Steps 1-4 can be run in a linux environment
- To Create the model we need to train on a certain directory. This training can also be done on specific files as well. This model will be saved: /tasks/AMIA/default_model Can use --model_file instead of --save_as_default_model since this will overwrite
bin/MATModelBuilder --task "AMIA Deidentification" --save_as_default_model --input_dir ~/data/annotated/train/train76/
- To apply the model and autotag raw ascii data we need to specify the output directory where the autotagged docs need to go, the input directory which contains the raw data and the specific model which we created in step 1.

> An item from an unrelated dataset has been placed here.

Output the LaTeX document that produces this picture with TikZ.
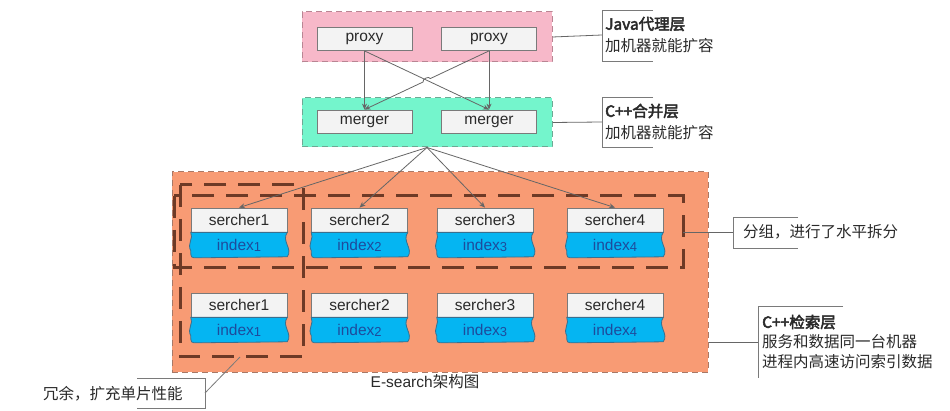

bin/MATEngine --task 'AMIA Deidentification' --workflow Demo --steps 'zone,tag' --input_dir ~/data/raw/test/ --input_file_type raw --output_dir ~/data/MISToutput/ --output_file_type mat-json --tagger_local --tagger_model ../tasks/AMIA/default_model
- To test how the autotagged data did we need to have a scoring metric which can be run but the names of the files being tested against need to have the same name. Therefore a simple python script was created to change the name of the files created by MIST. This renames all the files in the cuurent directory (~/data/MISToutput/)
python rename.py
- Finally the scoring metric can be run. We need to specify where the MIST generated values are and the handtagged values.
bin/MATScore --dir ~/data/MISToutput/ --ref_dir ~/data/annotated/test/ --task "AMIA Deidentification"